Veremos o que acontece, mas os países têm o direito de formar alianças ou sindicatos regionais, ou outros. É nisso que insistimos quando dizemos que temos o direito e que ninguém nos pode tirar isso de aderir à União Europeia ou à NATO.
Putin suspendeu o acordo de exportação de cereais do Mar Negro. Pode ser desbloqueado ou será necessária uma nova solução?
Putin age de forma irresponsável, já é um hábito, porque Putin cancelou os acordos que tinha com a ONU e com a Turquia.
Houve dois conjuntos de acordos assinados em Istambul. Nós nunca assinamos nenhum acordo com a Rússia em Istambul. Houve um acordo assinado pela Ucrânia, Nações Unidas e Turquia, e houve outro assinado pela Rússia, com as Nações Unidas e a Turquia. E também houve um memorando entre as Nações Unidas e a Rússia.
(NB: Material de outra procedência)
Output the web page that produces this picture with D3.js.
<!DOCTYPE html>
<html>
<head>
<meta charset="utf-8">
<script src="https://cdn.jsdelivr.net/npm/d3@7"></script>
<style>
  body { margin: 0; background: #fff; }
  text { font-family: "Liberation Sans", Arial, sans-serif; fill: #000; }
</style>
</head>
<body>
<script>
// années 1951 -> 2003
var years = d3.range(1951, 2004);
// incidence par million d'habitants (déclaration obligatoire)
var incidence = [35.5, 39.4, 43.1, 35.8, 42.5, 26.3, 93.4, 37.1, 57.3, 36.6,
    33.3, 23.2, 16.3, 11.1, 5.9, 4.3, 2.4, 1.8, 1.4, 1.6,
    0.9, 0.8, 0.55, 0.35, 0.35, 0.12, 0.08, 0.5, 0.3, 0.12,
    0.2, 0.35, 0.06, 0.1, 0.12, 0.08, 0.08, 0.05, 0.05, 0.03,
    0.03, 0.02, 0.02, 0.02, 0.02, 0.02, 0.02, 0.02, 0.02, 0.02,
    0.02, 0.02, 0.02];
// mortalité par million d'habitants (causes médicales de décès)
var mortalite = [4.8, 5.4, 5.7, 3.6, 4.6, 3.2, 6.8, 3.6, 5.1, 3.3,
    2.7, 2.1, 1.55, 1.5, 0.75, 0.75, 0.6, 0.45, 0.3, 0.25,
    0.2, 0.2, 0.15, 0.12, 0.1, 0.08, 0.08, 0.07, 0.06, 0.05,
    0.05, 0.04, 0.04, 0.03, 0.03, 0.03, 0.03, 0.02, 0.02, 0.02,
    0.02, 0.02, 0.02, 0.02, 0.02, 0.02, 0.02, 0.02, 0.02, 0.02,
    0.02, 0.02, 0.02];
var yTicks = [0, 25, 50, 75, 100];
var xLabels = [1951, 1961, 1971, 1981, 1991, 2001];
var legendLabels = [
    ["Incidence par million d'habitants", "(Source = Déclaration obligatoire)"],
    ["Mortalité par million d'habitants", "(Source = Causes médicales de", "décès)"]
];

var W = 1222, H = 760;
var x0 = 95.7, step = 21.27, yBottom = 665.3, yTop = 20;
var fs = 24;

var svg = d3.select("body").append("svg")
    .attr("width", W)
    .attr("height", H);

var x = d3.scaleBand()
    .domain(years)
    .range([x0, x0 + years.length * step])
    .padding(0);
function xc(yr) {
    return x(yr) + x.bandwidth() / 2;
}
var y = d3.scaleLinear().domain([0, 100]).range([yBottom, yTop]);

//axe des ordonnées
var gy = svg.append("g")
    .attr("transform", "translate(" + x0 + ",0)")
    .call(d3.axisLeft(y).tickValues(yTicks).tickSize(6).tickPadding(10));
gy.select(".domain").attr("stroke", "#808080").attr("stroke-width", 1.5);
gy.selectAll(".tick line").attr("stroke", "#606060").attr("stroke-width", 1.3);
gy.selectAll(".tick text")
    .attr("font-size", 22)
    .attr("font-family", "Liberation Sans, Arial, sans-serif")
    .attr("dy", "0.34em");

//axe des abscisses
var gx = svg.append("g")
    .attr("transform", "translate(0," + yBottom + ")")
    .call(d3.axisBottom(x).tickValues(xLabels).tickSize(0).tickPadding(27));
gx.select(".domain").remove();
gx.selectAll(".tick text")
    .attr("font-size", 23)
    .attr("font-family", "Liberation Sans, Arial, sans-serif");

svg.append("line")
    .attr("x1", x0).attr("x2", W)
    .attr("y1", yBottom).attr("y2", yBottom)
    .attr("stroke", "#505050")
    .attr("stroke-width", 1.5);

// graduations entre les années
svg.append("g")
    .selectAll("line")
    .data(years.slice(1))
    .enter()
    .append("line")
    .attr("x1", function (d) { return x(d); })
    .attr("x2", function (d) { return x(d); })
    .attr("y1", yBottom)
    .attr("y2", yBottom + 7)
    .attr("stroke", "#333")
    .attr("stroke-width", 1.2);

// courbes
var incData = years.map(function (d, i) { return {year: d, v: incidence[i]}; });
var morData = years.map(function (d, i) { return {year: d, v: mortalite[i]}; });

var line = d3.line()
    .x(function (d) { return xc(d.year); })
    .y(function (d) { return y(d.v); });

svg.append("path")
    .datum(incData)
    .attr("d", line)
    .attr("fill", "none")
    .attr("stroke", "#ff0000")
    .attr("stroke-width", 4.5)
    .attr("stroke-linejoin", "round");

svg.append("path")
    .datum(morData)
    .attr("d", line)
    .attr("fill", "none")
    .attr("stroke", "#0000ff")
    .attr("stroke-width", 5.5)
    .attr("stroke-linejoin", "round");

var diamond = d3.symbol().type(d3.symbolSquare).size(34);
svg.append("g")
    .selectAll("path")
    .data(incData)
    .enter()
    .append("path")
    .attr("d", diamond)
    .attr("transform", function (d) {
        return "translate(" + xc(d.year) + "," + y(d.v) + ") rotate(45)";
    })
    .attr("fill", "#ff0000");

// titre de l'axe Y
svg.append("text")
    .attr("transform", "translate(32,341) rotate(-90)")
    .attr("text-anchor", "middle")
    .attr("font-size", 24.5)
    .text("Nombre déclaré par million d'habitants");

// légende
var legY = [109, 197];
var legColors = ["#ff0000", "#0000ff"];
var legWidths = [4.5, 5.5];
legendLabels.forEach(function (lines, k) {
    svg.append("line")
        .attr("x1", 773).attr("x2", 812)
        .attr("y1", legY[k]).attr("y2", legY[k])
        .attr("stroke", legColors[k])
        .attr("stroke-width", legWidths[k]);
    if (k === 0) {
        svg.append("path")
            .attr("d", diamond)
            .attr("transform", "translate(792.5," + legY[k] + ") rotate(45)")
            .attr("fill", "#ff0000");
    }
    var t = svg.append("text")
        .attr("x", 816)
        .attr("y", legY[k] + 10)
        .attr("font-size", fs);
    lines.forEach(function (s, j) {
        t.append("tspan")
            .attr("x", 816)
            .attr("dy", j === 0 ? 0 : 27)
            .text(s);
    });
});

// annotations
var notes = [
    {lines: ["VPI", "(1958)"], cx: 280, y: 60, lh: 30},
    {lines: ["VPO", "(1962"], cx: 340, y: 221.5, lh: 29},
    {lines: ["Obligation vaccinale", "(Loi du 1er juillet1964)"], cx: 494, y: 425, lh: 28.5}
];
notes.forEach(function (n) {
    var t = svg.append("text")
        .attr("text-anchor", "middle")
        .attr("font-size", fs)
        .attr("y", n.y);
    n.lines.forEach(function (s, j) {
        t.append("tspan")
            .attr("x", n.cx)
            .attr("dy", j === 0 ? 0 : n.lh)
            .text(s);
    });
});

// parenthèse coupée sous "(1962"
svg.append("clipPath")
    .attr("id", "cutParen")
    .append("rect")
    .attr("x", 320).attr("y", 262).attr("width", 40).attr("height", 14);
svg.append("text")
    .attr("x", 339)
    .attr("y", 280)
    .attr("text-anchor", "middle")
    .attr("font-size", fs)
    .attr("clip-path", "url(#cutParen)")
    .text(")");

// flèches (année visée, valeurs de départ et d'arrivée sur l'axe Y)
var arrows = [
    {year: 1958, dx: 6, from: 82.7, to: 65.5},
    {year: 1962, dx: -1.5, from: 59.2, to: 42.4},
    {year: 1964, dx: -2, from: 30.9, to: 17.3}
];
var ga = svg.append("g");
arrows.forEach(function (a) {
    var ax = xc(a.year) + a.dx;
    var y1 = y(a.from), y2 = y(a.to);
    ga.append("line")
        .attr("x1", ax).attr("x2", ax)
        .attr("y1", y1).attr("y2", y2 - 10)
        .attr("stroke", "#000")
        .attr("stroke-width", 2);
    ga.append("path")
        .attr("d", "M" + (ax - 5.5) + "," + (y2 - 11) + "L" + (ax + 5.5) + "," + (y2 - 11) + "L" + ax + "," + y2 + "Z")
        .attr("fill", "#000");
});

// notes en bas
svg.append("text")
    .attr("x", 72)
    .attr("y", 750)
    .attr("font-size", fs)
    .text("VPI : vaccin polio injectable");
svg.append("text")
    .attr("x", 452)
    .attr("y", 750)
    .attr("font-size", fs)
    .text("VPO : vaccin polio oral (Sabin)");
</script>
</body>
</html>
Basicamente, a Rússia cancelou todos os acordos. A Rússia foi contra as Nações Unidas e a Turquia, além de ir contra os interesses de todos os países que tanto dependem da segurança alimentar e da estabilidade da cadeia de abastecimento.
Putin estava tão louco que, quando os líderes africanos vieram para a cimeira, em São Petersburgo, ele nem sequer entendeu como estava a humilhar o líderes africanos quando lhes ofereceu algumas dezenas de toneladas, milhares de toneladas de cereais, como se com isso pudessem eliminar a ameaça iminente de fome em muitos países.
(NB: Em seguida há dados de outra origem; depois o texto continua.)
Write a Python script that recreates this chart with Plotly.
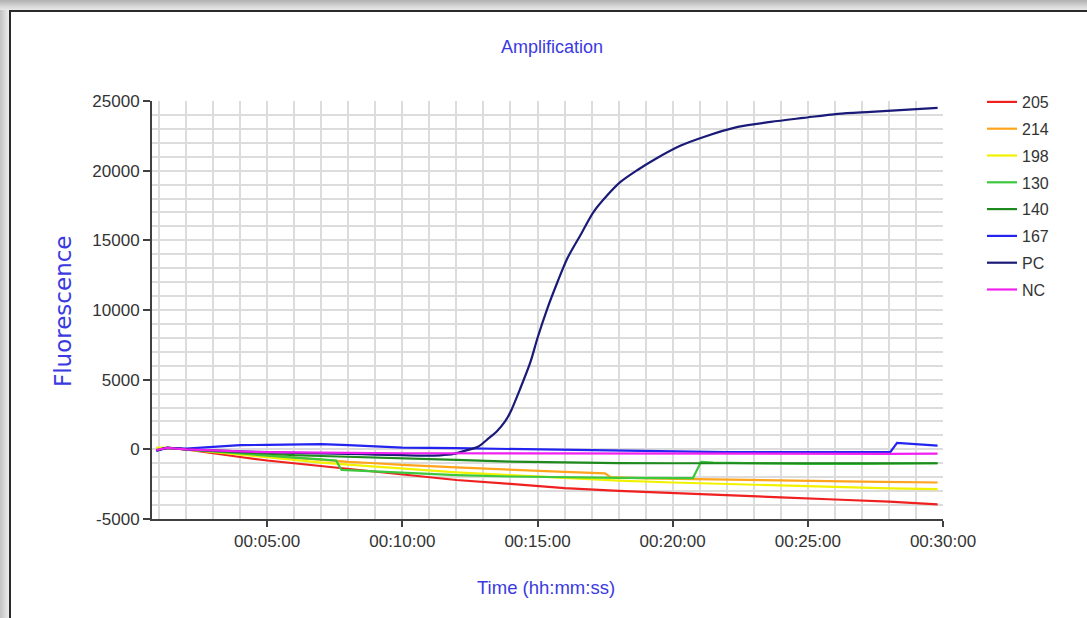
import plotly.graph_objects as go

# ---------------- data (time in minutes, fluorescence) ----------------
t_205 = [0.9, 1.3, 2, 3, 4, 5, 6, 7, 8, 9, 10, 12, 14, 16, 18, 20, 22, 24, 26, 28, 29.8]
y_205 = [0, 100, 0, -300, -550, -800, -1000, -1250, -1450, -1650, -1850, -2200, -2480, -2780, -2980, -3120, -3300, -3450, -3600, -3750, -3950]

t_214 = [0.9, 1.3, 2, 3, 4, 5, 6, 7, 8, 9, 10, 12, 14, 16, 17.5, 17.7, 19, 21, 23, 25, 27, 29.8]
y_214 = [50, 100, 0, -150, -350, -500, -650, -800, -900, -1000, -1120, -1300, -1480, -1620, -1720, -2000, -2080, -2150, -2200, -2260, -2320, -2380]

t_198 = [0.9, 1.3, 2, 3, 4, 5, 6, 7, 8, 9, 10, 12, 14, 16, 18, 20, 22, 24, 26, 28, 29.8]
y_198 = [120, 100, 0, -200, -400, -600, -800, -950, -1100, -1250, -1400, -1650, -1850, -2050, -2250, -2380, -2500, -2600, -2700, -2800, -2850]

t_130 = [0.9, 1.3, 2, 3, 4, 5, 6, 7, 7.55, 7.75, 9, 10, 12, 14, 16, 17.6, 18, 20.75, 21.05, 21.5, 23, 25, 27, 29.8]
y_130 = [-50, 100, 0, -150, -350, -450, -600, -720, -800, -1480, -1600, -1700, -1850, -1950, -2000, -2000, -2050, -2060, -900, -950, -1000, -1050, -1050, -1000]

t_140 = [0.9, 1.3, 2, 3, 4, 5, 6, 7, 8, 9, 10, 12, 14, 16, 18, 20, 22, 24, 26, 28, 29.8]
y_140 = [-80, 100, 0, -100, -250, -350, -420, -480, -530, -580, -620, -760, -880, -950, -990, -1000, -1000, -1050, -1050, -1050, -1000]

t_167 = [0.9, 1.3, 2, 3, 4, 5, 6, 7, 8, 9, 10, 12, 14, 16, 18, 20, 22, 24, 26, 28.05, 28.3, 29.0, 29.8]
y_167 = [-100, 100, 50, 150, 300, 320, 330, 380, 300, 200, 120, 80, 20, -50, -120, -170, -200, -200, -200, -200, 470, 400, 270]

t_pc = [0.9, 1.3, 2.0, 3, 4, 5, 6, 7, 8, 9, 10, 10.8, 11.4, 11.9, 12.4, 12.8, 13.2, 13.5, 13.8, 14.0, 14.37, 14.74,
        15.0, 15.37, 15.74, 16.11, 16.59, 17.07, 17.59, 18.07, 18.7, 19.3, 20.3, 21.15, 22.41, 23.63, 24.85, 26.11,
        27.33, 28.56, 29.8]
y_pc = [-100, 100, 0, -80, -150, -200, -250, -300, -330, -380, -420, -450, -430, -330, -60, 180, 800, 1300, 2000,
        2680, 4400, 6270, 7990, 10140, 12010, 13730, 15380, 17030, 18250, 19190, 20050, 20770, 21800, 22420, 23140,
        23500, 23790, 24080, 24220, 24360, 24510]

t_nc = [0.9, 1.3, 2, 3, 4, 5, 6, 8, 10, 12, 14, 16, 18, 20, 22, 24, 26, 28, 29.8]
y_nc = [-50, 100, 0, -100, -150, -200, -230, -260, -280, -290, -300, -310, -320, -320, -330, -330, -330, -320, -310]

series_names = ["205", "214", "198", "130", "140", "167", "PC", "NC"]
series_colors = ["#f02020", "#ffa41c", "#f2f200", "#3cc83c", "#1e8a1e", "#2424f0", "#1a1a78", "#f020f0"]
series_t = [t_205, t_214, t_198, t_130, t_140, t_167, t_pc, t_nc]
series_y = [y_205, y_214, y_198, y_130, y_140, y_167, y_pc, y_nc]

x_tickvals = [5, 10, 15, 20, 25, 30]
x_ticktext = ["00:05:00", "00:10:00", "00:15:00", "00:20:00", "00:25:00", "00:30:00"]
y_tickvals = [-5000, 0, 5000, 10000, 15000, 20000, 25000]
y_ticktext = ["-5000", "0", "5000", "10000", "15000", "20000", "25000"]

# ---------------- figure ----------------
W, H = 1087, 618
L, R, T, B = 152, 144, 101, 99
PW, PH = W - L - R, H - T - B

def px(xp):
    return (xp - L) / PW

def py(yp):
    return (H - B - yp) / PH

sans = "Liberation Sans, Arial, sans-serif"
blue = "#3a3ae0"

fig = go.Figure()
for name, col, tt, yy in zip(series_names, series_colors, series_t, series_y):
    shape = "spline" if name == "PC" else "linear"
    fig.add_trace(go.Scatter(x=tt, y=yy, mode="lines", name=name, legendgroup=name,
                             line=dict(color=col, width=2.2, shape=shape, smoothing=0.8)))

grid = "#dcdcdc"
fig.update_xaxes(range=[0.74, 30], tickmode="array", tickvals=x_tickvals, ticktext=x_ticktext,
                 showline=True, linecolor="#404040", linewidth=2, ticks="outside", ticklen=6,
                 tickwidth=2, tickcolor="#404040", showgrid=True, gridcolor=grid, gridwidth=1.5,
                 zeroline=False, tickfont=dict(family=sans, size=17, color="#333"),
                 minor=dict(tickvals=list(range(1, 31)), showgrid=True, gridcolor=grid, gridwidth=1.5, ticks=""))
fig.update_yaxes(range=[-5000, 25000], tickmode="array", tickvals=y_tickvals, ticktext=y_ticktext,
                 showline=True, linecolor="#404040", linewidth=2, ticks="outside", ticklen=7,
                 tickwidth=2, tickcolor="#404040", showgrid=True, gridcolor=grid, gridwidth=1.5,
                 zeroline=False, tickfont=dict(family=sans, size=17, color="#333"),
                 minor=dict(tickvals=list(range(-5000, 25001, 1000)), showgrid=True, gridcolor=grid,
                            gridwidth=1.5, ticks=""))

annotations = [
    dict(text="Amplification", x=px(552), y=py(47), xref="paper", yref="paper", showarrow=False,
         xanchor="center", yanchor="middle", font=dict(family=sans, size=18, color=blue)),
    dict(text="Time (hh:mm:ss)", x=px(546), y=py(587), xref="paper", yref="paper", showarrow=False,
         xanchor="center", yanchor="middle", font=dict(family=sans, size=18.5, color=blue)),
    dict(text="Fluorescence", x=px(63), y=py(311), xref="paper", yref="paper", showarrow=False,
         xanchor="center", yanchor="middle", textangle=-90,
         font=dict(family="DejaVu Sans, sans-serif", size=23, color=blue)),
]

shapes = []
top_cols = ["#b4b4b4", "#b9b9b9", "#bfbfbf", "#c5c5c5", "#cbcbcb", "#d1d1d1", "#d7d7d7", "#dcdcdc", "#e1e1e1", "#e6e6e6"]
for i, c in enumerate(top_cols):
    shapes.append(dict(type="rect", xref="paper", yref="paper", x0=px(0), x1=px(W), y0=py(i), y1=py(i + 1),
                       fillcolor=c, line=dict(width=0), layer="above"))
left_cols = ["#c4c4c4", "#c8c8c8", "#cdcdcd", "#d2d2d2", "#d7d7d7", "#dcdcdc", "#e1e1e1", "#e6e6e6", "#ebebeb"]
for i, c in enumerate(left_cols):
    shapes.append(dict(type="rect", xref="paper", yref="paper", x0=px(i), x1=px(i + 1), y0=py(10), y1=py(H),
                       fillcolor=c, line=dict(width=0), layer="above"))
shapes.append(dict(type="line", xref="paper", yref="paper", x0=px(9), x1=px(W), y0=py(11), y1=py(11),
                   line=dict(color="#2a2a2a", width=2), layer="above"))
shapes.append(dict(type="line", xref="paper", yref="paper", x0=px(10), x1=px(10), y0=py(11), y1=py(H),
                   line=dict(color="#2a2a2a", width=2), layer="above"))

fig.update_layout(
    width=W, height=H,
    margin=dict(l=L, r=R, t=T, b=B, pad=0),
    paper_bgcolor="white", plot_bgcolor="white",
    showlegend=True,
    legend=dict(x=px(982), y=py(85), xanchor="left", yanchor="top", bgcolor="rgba(0,0,0,0)",
                font=dict(family=sans, size=16, color="#333"), tracegroupgap=3, itemwidth=30),
    annotations=annotations,
    shapes=shapes,
)

fig.write_html("out.html")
Mesmo os países que estavam a lucrar diretamente com o Acordo de cereais no Mar Negro agora têm de pagar preços mais elevados para comprar alimentos e cereais a outros fornecedores.
Putin e Erdogan reúnem-se esta segunda feira, espera algo positivo deste encontro?
Erdogan é um político muito experiente e um político muito forte. Putin não é ninguém comparado com Erdogan. Acredito que Erdogan tem muitas coisas para dizer a Putin e muitas formas de explicar a Putin que deveria tentar pelo menos fingir que ainda controla a situação, porque a Rússia é cada vez mais um Estado fracassado.
Vemos como o sistema que Putin tem construído tão meticulosamente durante décadas está a desintegrar-se e como ele está a perder o controlo de muitos setores da vida pública. O caso de Prigozhin também mostra que o regime russo perdeu o monopólio da violência.
Acho que todos devemos esperar que aquele louco possa tentar ouvir o que Erdogan tem para lhe dizer.